Who would have thought the JUI (F) would be the first one to go? Sure, tensions were simmering between the religious party and the PPP, but not anywhere near the situation with the MQM in Karachi. Mild mannered Maulana Fazl-ur-Rehman, as always, had been very subtle and private about his reservations. The wily politician has also built a very strong case for his parting of ways; the PPP had unilaterally sacked both Senator Azam Swati and Hamid Saeed Kazmi from their respective ministries. With the latter, they could have done whatever they wanted, but with Swati, such haste was perhaps uncalled for. A case of mismanagement by the PPP? That too in the presence of firefighter extraordinaire Yousuf Raza Gillani?
The numbers game was never good for the PPP but it just got worse. Coincidentally, this also happens to be the worst time for the MQMs bargaining position to drastically improve. Sindh Home Minister might have to eat humble pie in the aftermath of a refreshing speech of saying-it-like-it-is at a dinner by traders in Karachi. The MQM had expressed dismay; and with the new situation in Islamabad, they could probably even carry out Mirzas termination (his job, that is). By now, it is clear that opposition to the RGST, be it by any party, is mere politicking; neither the allies nor the opposition members have been able to make a clear, economic case against the tax. The RGST issue is being used only for bargaining. The question: what more could the MQM possibly want? More specifically, regarding Karachi, what more could it want that would not offend the only coalition member that hasnt yet given trouble to the government i.e., the ANP? The PML(Q) could also play harder to get now and the other League can also afford to be far more belligerent. This is, to state the obvious, not a good time for the ruling party.

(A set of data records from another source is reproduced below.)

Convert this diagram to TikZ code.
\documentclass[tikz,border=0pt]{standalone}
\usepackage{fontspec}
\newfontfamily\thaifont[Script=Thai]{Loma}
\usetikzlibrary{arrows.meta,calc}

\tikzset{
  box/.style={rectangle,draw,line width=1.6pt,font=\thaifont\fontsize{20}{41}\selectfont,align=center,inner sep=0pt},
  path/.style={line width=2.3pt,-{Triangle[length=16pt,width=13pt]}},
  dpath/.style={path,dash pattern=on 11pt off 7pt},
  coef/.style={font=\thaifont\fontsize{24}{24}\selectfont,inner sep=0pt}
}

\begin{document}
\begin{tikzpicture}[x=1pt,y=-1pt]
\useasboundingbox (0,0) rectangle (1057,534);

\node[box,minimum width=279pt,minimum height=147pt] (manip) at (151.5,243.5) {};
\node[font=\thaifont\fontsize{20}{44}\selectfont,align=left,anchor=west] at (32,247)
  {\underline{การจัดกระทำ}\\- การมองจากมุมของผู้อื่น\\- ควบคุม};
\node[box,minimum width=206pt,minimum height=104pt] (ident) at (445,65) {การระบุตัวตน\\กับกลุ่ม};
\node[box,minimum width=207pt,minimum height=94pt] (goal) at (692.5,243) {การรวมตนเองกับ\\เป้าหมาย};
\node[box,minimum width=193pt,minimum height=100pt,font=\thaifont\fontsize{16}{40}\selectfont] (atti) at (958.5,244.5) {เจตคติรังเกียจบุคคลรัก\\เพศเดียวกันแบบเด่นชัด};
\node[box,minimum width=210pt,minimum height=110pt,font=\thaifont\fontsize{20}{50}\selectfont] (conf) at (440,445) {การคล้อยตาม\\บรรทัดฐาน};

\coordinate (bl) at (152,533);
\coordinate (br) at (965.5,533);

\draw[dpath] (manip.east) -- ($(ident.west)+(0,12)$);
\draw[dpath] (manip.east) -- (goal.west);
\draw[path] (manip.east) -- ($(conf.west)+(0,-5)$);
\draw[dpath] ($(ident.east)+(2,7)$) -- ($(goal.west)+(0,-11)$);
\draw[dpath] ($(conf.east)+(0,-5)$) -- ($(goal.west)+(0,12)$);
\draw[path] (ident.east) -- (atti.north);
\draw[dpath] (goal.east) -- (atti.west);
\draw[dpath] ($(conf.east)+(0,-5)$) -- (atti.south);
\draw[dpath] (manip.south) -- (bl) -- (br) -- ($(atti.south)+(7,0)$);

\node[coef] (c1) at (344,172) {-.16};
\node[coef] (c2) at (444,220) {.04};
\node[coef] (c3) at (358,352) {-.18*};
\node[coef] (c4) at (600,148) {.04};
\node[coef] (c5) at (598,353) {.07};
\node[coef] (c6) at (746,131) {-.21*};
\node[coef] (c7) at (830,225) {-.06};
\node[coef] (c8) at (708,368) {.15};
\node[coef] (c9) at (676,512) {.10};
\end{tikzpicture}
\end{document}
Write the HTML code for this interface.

These are unchartered waters for our democracy. The coalition that formed after the 2008 elections was a first. The consensus on the 18th amendment was also treading new ground. The PPP seems to have practiced the politics of reconciliation well so far. It would do them good to make efforts to keep the coalition intact. Even if it is through constitutional means, a truncation of the governments tenure would not bode well for our nascent democracy.